People often say, “Aunt Harriet doesn’t remember what she had for breakfast, but she remembers the smell of her mother’s fresh-baked oatmeal cookies and the look of her prom gown.”  Well, of course she can, or at least she can conjure up what she thinks she remembers, and do it with total conviction.  In fact, she’s probably close, but not nearly exact. 

This is because long-term memories are stored in a different, deeper part of the brain.  A short-term memory is only good for a few moments before the brain wants to get rid of it, which it usually does with dispatch.  

It really doesn’t matter if your old memories are precise recreations.  Because it’s more important what you feel when dredging them up again.  This, to me, is the writer’s chore, to hold on to certain emotions and impressions, to later recollect in moments of tranquility, or when overcoming temporary writer’s block to meet a pressing deadline.  

A friend of mine, whom I’ve known since we were roommates in college, likes to play a game called, “Did that actually happen?”  It’s an occasional check-in on old memories, which he usually gets close, but never exactly right, according to my memory of the same event, equally unreliable. 

But as noted, it’s the feelings that matter.  I’ve re-watched beloved movies after a few decades have gone by, and often, usually, they’re not that great.  Better to have retained how they made me feel at the time, because I’m now much older, clogged with accumulated experience (wisdom is too big a word) and concerned with very different matters.  

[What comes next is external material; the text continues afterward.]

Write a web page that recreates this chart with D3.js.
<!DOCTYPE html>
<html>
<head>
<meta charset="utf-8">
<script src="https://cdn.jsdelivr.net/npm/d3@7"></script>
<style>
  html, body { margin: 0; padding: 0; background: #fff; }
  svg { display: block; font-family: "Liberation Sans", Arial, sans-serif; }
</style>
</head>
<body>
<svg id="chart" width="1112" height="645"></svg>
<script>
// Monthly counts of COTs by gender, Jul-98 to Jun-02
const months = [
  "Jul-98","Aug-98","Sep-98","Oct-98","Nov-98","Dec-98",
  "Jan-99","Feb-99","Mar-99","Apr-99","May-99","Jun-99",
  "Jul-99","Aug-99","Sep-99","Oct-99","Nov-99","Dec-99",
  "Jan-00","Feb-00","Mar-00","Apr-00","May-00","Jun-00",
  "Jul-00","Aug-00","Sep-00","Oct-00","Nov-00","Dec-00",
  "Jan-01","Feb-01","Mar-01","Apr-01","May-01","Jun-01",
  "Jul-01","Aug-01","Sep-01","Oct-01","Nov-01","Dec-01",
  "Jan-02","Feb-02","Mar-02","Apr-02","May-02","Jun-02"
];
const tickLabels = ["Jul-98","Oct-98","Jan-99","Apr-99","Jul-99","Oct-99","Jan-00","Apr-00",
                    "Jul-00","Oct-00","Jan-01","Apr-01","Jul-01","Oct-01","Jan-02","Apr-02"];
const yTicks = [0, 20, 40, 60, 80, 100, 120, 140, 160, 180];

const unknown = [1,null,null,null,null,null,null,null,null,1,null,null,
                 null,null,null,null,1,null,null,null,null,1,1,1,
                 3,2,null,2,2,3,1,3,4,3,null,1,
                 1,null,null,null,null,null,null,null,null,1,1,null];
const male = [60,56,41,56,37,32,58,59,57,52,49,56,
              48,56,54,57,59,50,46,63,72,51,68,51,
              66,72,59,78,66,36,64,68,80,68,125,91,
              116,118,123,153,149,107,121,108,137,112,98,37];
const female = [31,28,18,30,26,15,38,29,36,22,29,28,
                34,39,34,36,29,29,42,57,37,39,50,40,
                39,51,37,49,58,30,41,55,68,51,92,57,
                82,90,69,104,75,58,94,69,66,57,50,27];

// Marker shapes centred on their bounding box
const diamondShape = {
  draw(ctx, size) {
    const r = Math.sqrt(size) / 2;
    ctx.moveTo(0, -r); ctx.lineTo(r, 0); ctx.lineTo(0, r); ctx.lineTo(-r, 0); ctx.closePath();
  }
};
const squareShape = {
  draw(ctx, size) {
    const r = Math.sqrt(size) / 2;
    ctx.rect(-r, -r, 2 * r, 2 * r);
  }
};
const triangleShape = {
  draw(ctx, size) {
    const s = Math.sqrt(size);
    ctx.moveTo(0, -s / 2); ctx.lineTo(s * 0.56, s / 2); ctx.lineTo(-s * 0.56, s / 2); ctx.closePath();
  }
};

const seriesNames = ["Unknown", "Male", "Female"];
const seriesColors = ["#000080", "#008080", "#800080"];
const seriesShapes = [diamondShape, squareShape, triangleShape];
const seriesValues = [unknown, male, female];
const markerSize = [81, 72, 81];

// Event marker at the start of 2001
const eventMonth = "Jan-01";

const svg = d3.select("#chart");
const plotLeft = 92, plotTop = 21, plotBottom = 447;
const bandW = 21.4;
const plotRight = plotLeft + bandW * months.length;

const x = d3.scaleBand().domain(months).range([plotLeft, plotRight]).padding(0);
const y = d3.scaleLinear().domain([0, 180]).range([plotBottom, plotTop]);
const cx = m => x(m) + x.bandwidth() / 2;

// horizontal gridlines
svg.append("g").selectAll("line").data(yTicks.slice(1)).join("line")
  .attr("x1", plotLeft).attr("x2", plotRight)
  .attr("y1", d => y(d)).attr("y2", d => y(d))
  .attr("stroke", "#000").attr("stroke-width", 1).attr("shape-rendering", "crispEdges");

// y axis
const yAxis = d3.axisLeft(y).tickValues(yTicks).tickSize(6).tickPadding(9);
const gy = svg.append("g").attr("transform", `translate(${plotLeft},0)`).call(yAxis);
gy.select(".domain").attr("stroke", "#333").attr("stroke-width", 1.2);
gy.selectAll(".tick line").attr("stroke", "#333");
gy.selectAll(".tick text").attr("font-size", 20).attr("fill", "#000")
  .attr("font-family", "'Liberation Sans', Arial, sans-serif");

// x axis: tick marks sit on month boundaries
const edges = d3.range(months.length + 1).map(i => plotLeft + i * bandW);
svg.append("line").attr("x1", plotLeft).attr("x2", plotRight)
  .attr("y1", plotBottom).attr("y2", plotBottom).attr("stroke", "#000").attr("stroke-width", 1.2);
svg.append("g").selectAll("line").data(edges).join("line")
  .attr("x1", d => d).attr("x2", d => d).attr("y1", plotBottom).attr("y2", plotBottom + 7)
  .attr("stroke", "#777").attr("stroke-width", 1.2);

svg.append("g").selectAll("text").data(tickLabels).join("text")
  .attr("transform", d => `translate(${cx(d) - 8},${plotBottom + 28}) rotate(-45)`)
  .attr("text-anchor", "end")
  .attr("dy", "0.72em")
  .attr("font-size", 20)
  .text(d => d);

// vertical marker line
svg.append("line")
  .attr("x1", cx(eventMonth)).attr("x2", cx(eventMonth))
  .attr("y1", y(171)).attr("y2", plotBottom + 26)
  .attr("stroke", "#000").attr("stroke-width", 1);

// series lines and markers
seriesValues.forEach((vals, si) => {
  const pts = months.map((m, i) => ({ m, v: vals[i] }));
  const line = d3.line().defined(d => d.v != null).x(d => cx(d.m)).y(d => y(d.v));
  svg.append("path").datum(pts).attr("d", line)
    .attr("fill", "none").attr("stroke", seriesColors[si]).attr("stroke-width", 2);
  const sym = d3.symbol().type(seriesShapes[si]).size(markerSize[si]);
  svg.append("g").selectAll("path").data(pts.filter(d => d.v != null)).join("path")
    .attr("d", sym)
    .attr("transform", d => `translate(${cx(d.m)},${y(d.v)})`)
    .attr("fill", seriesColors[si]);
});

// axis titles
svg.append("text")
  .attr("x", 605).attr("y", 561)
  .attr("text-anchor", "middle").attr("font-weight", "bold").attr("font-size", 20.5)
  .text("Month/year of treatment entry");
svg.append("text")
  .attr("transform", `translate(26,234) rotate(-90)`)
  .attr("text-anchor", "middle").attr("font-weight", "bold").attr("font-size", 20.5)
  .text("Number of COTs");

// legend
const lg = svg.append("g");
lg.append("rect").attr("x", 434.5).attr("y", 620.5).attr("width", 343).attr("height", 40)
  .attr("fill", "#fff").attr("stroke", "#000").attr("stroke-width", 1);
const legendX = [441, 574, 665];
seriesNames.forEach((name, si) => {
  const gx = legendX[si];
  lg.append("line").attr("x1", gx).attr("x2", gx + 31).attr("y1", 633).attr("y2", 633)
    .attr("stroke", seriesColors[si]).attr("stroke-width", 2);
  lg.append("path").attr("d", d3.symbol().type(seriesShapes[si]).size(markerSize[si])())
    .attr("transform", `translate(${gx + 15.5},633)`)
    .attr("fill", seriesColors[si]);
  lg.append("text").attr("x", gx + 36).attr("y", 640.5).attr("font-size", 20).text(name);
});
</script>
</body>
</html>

As with Aunt Harriet, we assemble our long-term memories out of snatches of images and narratives gleaned from the last time we tried to remember what happened.  They are never quite right, but they’re what sticks in the brain as received truth, corrupted files that perpetuate themselves, and continue to warp, over time. 

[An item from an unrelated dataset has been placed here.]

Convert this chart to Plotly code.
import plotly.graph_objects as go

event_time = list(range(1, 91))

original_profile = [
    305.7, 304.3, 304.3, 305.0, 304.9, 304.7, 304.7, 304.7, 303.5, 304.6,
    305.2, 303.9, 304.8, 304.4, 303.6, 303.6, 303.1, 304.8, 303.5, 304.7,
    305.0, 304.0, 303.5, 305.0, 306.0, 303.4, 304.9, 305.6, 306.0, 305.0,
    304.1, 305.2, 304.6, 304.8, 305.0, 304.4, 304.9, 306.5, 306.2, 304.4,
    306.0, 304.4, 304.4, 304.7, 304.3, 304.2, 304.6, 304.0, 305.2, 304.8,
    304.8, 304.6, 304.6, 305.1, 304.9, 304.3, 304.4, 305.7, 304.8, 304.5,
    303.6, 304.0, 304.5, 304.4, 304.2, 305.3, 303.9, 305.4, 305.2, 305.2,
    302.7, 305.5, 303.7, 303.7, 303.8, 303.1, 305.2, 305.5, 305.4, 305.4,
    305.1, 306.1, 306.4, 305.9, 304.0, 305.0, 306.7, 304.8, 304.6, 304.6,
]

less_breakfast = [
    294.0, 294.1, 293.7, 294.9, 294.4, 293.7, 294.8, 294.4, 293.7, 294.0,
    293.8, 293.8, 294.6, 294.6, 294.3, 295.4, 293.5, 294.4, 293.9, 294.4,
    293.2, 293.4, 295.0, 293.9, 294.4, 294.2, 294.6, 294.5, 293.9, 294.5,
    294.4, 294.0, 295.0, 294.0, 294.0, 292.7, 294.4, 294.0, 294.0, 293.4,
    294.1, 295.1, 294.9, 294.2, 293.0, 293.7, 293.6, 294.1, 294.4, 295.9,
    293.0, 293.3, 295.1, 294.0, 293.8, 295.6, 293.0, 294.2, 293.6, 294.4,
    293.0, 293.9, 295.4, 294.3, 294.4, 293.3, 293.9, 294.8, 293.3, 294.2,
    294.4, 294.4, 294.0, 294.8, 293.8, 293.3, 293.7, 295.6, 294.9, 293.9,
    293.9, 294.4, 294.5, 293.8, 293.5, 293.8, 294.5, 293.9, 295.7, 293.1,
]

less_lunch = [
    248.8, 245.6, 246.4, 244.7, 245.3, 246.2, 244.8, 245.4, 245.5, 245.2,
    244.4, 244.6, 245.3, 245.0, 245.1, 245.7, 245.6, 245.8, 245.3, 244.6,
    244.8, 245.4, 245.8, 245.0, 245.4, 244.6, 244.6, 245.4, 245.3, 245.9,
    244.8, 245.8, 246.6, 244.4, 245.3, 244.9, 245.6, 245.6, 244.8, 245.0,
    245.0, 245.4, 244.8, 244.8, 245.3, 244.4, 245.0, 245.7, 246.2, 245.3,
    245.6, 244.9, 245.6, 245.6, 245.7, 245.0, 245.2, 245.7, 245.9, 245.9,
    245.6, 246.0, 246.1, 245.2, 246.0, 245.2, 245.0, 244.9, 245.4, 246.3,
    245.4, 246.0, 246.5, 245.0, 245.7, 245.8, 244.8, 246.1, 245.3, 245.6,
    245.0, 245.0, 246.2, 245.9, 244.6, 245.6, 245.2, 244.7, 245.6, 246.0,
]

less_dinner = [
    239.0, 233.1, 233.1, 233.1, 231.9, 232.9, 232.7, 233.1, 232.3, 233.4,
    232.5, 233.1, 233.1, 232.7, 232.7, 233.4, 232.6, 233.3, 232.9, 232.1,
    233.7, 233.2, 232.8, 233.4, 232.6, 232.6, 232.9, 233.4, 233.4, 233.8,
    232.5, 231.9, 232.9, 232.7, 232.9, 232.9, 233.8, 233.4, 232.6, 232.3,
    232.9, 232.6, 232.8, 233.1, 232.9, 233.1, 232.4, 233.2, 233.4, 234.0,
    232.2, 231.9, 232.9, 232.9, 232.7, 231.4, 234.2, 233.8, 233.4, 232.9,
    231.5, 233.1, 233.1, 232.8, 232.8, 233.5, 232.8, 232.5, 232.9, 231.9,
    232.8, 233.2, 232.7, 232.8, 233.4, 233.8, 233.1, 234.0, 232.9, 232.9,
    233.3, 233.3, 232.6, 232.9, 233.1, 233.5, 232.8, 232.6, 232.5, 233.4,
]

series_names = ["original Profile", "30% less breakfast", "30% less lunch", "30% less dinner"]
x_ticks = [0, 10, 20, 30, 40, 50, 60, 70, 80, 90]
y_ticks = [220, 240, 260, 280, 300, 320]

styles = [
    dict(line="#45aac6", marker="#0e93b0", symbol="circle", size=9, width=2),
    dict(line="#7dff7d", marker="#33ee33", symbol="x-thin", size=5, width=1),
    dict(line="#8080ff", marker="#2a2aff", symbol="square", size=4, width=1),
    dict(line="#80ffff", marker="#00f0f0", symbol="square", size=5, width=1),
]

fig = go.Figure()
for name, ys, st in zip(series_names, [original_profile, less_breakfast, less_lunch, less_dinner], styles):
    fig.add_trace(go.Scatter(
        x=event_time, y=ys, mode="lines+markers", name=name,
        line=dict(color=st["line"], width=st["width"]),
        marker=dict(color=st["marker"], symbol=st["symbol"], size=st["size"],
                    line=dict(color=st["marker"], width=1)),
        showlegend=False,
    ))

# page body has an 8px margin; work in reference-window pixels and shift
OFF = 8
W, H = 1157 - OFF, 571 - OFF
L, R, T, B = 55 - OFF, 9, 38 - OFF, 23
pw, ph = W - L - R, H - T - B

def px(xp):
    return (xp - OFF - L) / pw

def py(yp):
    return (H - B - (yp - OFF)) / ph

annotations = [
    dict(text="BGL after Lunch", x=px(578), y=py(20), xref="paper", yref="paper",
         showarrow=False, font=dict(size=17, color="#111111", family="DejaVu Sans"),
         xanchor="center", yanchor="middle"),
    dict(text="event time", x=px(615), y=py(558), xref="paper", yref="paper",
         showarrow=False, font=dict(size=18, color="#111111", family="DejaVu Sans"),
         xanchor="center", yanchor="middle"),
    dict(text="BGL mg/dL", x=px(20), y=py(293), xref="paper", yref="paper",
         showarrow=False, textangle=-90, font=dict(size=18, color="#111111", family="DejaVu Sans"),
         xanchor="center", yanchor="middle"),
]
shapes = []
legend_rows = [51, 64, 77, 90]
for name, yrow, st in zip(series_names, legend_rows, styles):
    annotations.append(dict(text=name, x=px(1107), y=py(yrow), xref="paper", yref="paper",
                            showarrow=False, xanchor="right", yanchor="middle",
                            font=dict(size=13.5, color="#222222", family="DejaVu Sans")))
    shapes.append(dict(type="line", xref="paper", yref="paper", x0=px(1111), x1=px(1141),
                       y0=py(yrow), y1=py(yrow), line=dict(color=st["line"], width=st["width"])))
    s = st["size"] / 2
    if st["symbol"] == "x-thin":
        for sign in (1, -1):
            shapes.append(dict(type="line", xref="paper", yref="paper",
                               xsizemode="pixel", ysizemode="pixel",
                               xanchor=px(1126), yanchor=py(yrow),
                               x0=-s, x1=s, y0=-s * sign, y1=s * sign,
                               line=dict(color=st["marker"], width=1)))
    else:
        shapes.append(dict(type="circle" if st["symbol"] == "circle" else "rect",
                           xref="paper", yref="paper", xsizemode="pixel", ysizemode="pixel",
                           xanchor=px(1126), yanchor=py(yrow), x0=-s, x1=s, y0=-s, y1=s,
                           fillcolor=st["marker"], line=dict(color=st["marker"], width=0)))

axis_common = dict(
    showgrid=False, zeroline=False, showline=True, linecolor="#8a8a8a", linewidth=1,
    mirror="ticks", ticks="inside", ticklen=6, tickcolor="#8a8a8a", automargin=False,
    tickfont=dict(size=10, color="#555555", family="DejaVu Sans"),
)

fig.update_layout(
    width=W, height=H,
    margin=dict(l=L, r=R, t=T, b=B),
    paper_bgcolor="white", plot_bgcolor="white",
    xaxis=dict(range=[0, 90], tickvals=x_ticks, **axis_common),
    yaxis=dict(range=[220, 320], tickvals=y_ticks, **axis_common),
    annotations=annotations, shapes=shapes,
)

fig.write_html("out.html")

I have no way of knowing if the recollected emotions are authentic.  Context is usually a good clue.  I saw Cream play at the Electric Factory in Philadelphia when I was about seventeen.  I think it’s a fair bet that I was thrilled to hear Eric Clapton at the height of his guitar-god powers.  I also remember him wearing a black knit beanie and spending part of the concert standing behind his massive wall of Marshall amps.  I remember Ginger Baker looking like a skeleton, seconds away from early death.  He made it to 2019, so he must have just been having a bad week.  Or maybe I don’t remember it correctly.  It doesn’t matter, since I also remember his drumming to be astonishingly complex, exacting and other-worldly. 

The whole night felt great, and that’s all that counts.